Form 8-K

UNITED STATES

SECURITIES AND EXCHANGE COMMISSION

Washington, D.C. 20549

FORM 8-K

CURRENT REPORT

Pursuant to Section 13 or 15(d) of The Securities Exchange Act of 1934

Date of Report (Date of earliest event reported): February 3, 2005

 

ASTRONICS CORPORATION.

(Exact name of registrant as specified in its charter)

 

NEW YORK

0-7087

16-0959303

(State or other jurisdiction of incorporation)

(Commission File Number)

(IRS Employer Identification No.)

     
     

130 Commerce Way, East Aurora, New York

14052

(Address of principal executive offices)

(Zip Code)

 

Registrant's telephone number, including area code: (716) 805-1599

Not Applicable

(Former name or former address, if changed since last report)

Check the appropriate box below if the Form 8-K filing is intended to simultaneously satisfy the filing obligation of the registrant under any of the following provisions (see General Instruction A.2 below)

[ ] Written communication pursuant to Rule 425 under the Securities Act (17 CFR 230.425)

[ ] Soliciting material pursuant to Rule 14a-12 under the Exchange Act (17 CFR 240.14a-12)

[ ] Pre-commencement communications pursuant to Rule 14d-2(b) under the Exchange Act (17 CFR 240.14d-2(b))

[ ] Pre-commencement communications pursuant to Rule 13e-4(c) under the Exchange Act (17 CFR 240.13e-4(c))

 

Item 1.01     Entry into a Material Definitive Agreement.

The disclosure required by this Item is set forth in Item 2.01 below, which is incorporated herein by reference.

Item 2.01     Completion of Acquisition or Disposition of Assets.

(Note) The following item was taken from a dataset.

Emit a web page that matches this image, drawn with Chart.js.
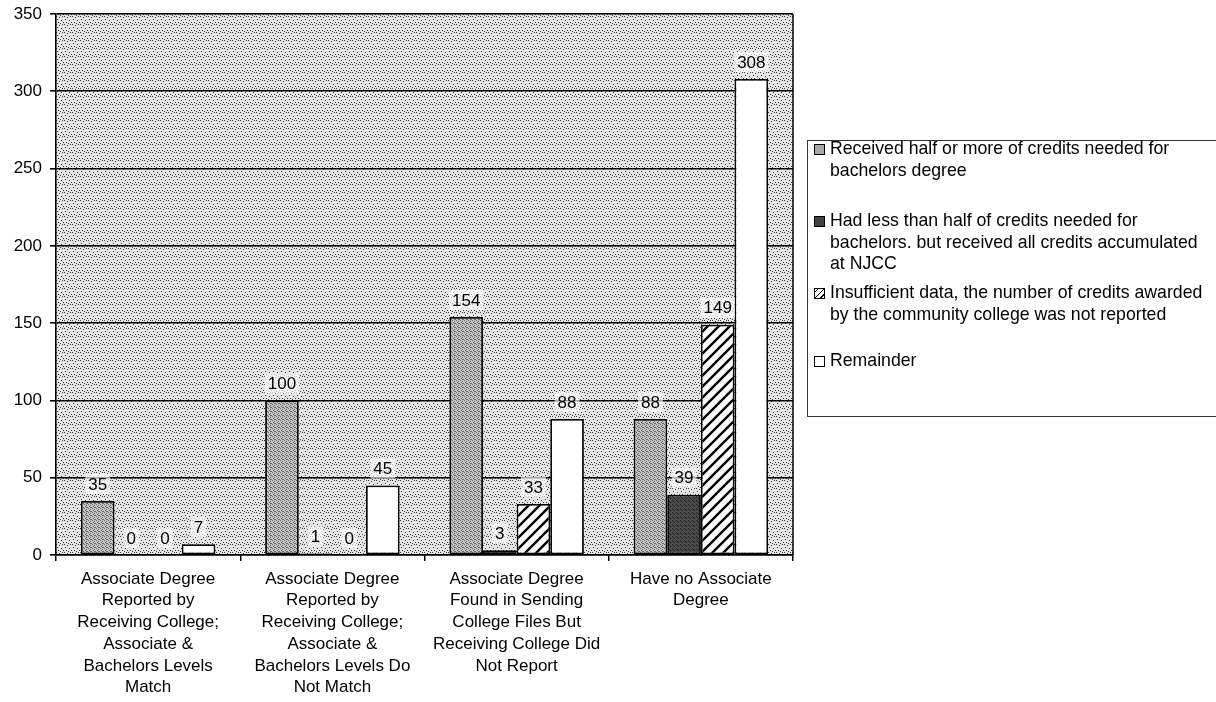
<!DOCTYPE html>
<html>
<head>
<meta charset="utf-8">
<script src="https://cdn.jsdelivr.net/npm/chart.js@4.4.0/dist/chart.umd.min.js"></script>
<style>
  body { margin: 0; background: #fff; font-family: Arial, "Liberation Sans", sans-serif; }
  #wrap { position: relative; width: 1216px; height: 702px; overflow: hidden; }
  #legend { position: absolute; left: 807px; top: 140px; width: 420px; height: 277px;
    border: 1px solid #333; background: #fff; box-sizing: border-box; }
  .item { position: relative; height: 72px; padding-left: 22px; font-size: 17.7px; line-height: 21.5px;
    white-space: nowrap; color: #000; }
  .item:first-child { margin-top: -3px; }
  .item:nth-child(3) { height: 68px; }
  .mark { position: absolute; left: 6px; top: 6px; width: 11px; height: 11px; border: 1px solid #000;
    box-sizing: border-box; }
</style>
</head>
<body>
<div id="wrap">
  <canvas id="myChart" width="1216" height="702"></canvas>
  <div id="legend"></div>
</div>
<script>
var categorias = [
  ['Associate Degree', 'Reported by', 'Receiving College;', 'Associate &', 'Bachelors Levels', 'Match'],
  ['Associate Degree', 'Reported by', 'Receiving College;', 'Associate &', 'Bachelors Levels Do', 'Not Match'],
  ['Associate Degree', 'Found in Sending', 'College Files But', 'Receiving College Did', 'Not Report'],
  ['Have no Associate', 'Degree']
];
var nombres = [
  ['Received half or more of credits needed for', 'bachelors degree'],
  ['Had less than half of credits needed for', 'bachelors. but received all credits accumulated', 'at NJCC'],
  ['Insufficient data, the number of credits awarded', 'by the community college was not reported'],
  ['Remainder']
];
var mitadOMas = [35, 100, 154, 88];
var menosMitad = [0, 1, 3, 39];
var insuficiente = [0, 0, 33, 149];
var resto = [7, 45, 88, 308];
var yMax = 350;
var yPaso = 50;

// patrones de relleno (textura de la imagen escaneada)
function puntos(base, punto, lista, n) {
  var c = document.createElement('canvas');
  c.width = n; c.height = n;
  var g = c.getContext('2d');
  g.fillStyle = base; g.fillRect(0, 0, n, n);
  g.fillStyle = punto;
  lista.forEach(function (p) { g.fillRect(p[0], p[1], 1, 1); });
  return g.createPattern(c, 'repeat');
}
function rayado() {
  var n = 11;
  var c = document.createElement('canvas');
  c.width = n; c.height = n;
  var g = c.getContext('2d');
  g.fillStyle = '#fff'; g.fillRect(0, 0, n, n);
  g.strokeStyle = '#000'; g.lineWidth = 2.4;
  g.beginPath();
  g.moveTo(-2, n + 2); g.lineTo(n + 2, -2);
  g.moveTo(-2, 2); g.lineTo(2, -2);
  g.moveTo(n - 2, n + 2); g.lineTo(n + 2, n - 2);
  g.stroke();
  return g.createPattern(c, 'repeat');
}
var fondo = puntos('#e5e5e5', '#3a3a3a', [[0, 0], [3, 1], [6, 0], [1, 3], [5, 4], [2, 6], [7, 6], [4, 7]], 8);
var gris = puntos('#c4c4c4', '#666', [[0, 0], [2, 1], [1, 2], [3, 3], [2, 3]], 4);
var oscuro = puntos('#4a4a4a', '#222', [[0, 0], [2, 2], [1, 1]], 4);
var blanco = '#ffffff';

var rellenos = [gris, oscuro, rayado(), blanco];
var marcas = ['#a8a8a8', '#444',
  'repeating-linear-gradient(-45deg, #fff 0 2px, #000 2px 3px, #fff 3px 4px)', '#fff'];

var ctx = document.getElementById('myChart');

var fondoPlugin = {
  id: 'fondo',
  beforeDraw: function (chart) {
    var a = chart.chartArea, c = chart.ctx;
    c.save();
    c.fillStyle = fondo;
    c.fillRect(a.left, a.top, a.right - a.left, a.bottom - a.top);
    c.restore();
  },
  afterDatasetsDraw: function (chart) {
    var a = chart.chartArea, c = chart.ctx;
    c.save();
    c.strokeStyle = '#000';
    c.lineWidth = 1.5;
    c.beginPath();
    c.moveTo(a.right, a.top); c.lineTo(a.right, a.bottom);
    c.stroke();
    c.font = '17px Arial, "Liberation Sans", sans-serif';
    c.textAlign = 'center';
    c.textBaseline = 'middle';
    chart.data.datasets.forEach(function (ds, i) {
      chart.getDatasetMeta(i).data.forEach(function (bar, j) {
        var txt = String(ds.data[j]);
        var w = c.measureText(txt).width + 6;
        var y = bar.y - 17;
        c.fillStyle = 'rgba(255,255,255,0.65)';
        c.fillRect(bar.x - w / 2, y - 10, w, 20);
        c.fillStyle = '#000';
        c.fillText(txt, bar.x, y + 1);
      });
    });
    c.restore();
  }
};

var series = [mitadOMas, menosMitad, insuficiente, resto];

var myChart = new Chart(ctx, {
  type: 'bar',
  data: {
    labels: categorias,
    datasets: series.map(function (d, i) {
      return {
        label: nombres[i].join(' '),
        data: d,
        backgroundColor: rellenos[i],
        borderColor: '#000',
        borderWidth: 1.8,
        borderSkipped: false,
        categoryPercentage: 0.73,
        barPercentage: 1.0
      };
    })
  },
  options: {
    responsive: false,
    animation: false,
    layout: { padding: { top: 14, right: 423, left: 0, bottom: 0 } },
    plugins: { legend: { display: false }, tooltip: { enabled: false } },
    scales: {
      x: {
        grid: { drawOnChartArea: false, drawTicks: true, tickLength: 6, color: '#000', lineWidth: 1.5 },
        border: { color: '#000', width: 1.5 },
        ticks: {
          color: '#000', maxRotation: 0, autoSkip: false, padding: 7,
          font: { size: 17, family: 'Arial, "Liberation Sans", sans-serif', lineHeight: 1.28 }
        },
        afterFit: function (s) { s.height = 147; }
      },
      y: {
        min: 0, max: yMax,
        grid: { color: '#000', lineWidth: 1.6, tickLength: 6 },
        border: { color: '#000', width: 1.6 },
        ticks: {
          stepSize: yPaso, color: '#000', padding: 8,
          font: { size: 17, family: 'Arial, "Liberation Sans", sans-serif' }
        },
        afterFit: function (s) { s.width = 56; s.paddingTop = 0; s.paddingBottom = 0; }
      }
    }
  },
  plugins: [fondoPlugin]
});

// leyenda en HTML (el texto va partido como en la imagen)
var leyenda = document.getElementById('legend');
nombres.forEach(function (lineas, i) {
  var d = document.createElement('div');
  d.className = 'item';
  var m = document.createElement('span');
  m.className = 'mark';
  m.style.background = marcas[i];
  d.appendChild(m);
  d.innerHTML += lineas.join('<br>');
  leyenda.appendChild(d);
});
</script>
</body>
</html>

        Astronics Corporation (the "Company"), through its wholly owned subsidiary, Astronics Acquisition Corp. ("AAC"), and General Dynamics OTS (Aerospace), Inc. ("Seller") entered into an Asset Purchase Agreement dated February 3, 2005 (the "Purchase Agreement") providing for the acquisition by AAC from Seller of substantially all of the assets and liabilities of Seller's airborne electronics systems business (the "Acquisition"). Seller is a subsidiary of General Dynamics Corporation (NYSE: GD).

        The purchase price was $13.0 million in cash paid at closing, plus a potential earn-out of up to an aggregate of $4.0 million based upon the 2005 revenue of the acquired business.

        In connection with the funding of the Acquisition, the Company drew down approximately $7.0 million from its existing credit agreement with HSBC Bank USA (the "Credit Agreement"). The terms of the Credit Agreement are set forth in that certain Credit Agreement dated February 20, 2003 between the Company and HSBC Bank USA. Following this draw, approximately $7.0 million is currently outstanding under the Credit Agreement and approximately $1.0 million is available for future borrowings. Currently, the Company is paying interest on its outstanding borrowings under the Credit Agreement at a variable annual rate of approximately 5.6%.

        The Acquisition was consummated on February 3, 2005.

        On February 3, 2005, the Company issued a press release announcing that it had completed the Acquisition. A copy of the press release is included as Exhibit 99.1 to this Current Report and is incorporated herein by reference.

Item 2.03     Creation of a Direct Financial Obligation or an Obligation under an Off-Balance Sheet Arrangement of a Registrant.

The disclosure required by this Item is set forth in Item 2.01 below, which is incorporated herein by reference.

Item 9.01     Financial Statements and Exhibits.

        (a)     Financial Statements of Businesses Acquired.

        The financial statements required to be filed as part of this Current Report will be filed pursuant to an amendment to this Current Report not later than 71 days after this Current Report is required to be filed.

 

        (b)     Pro Forma Financial Information.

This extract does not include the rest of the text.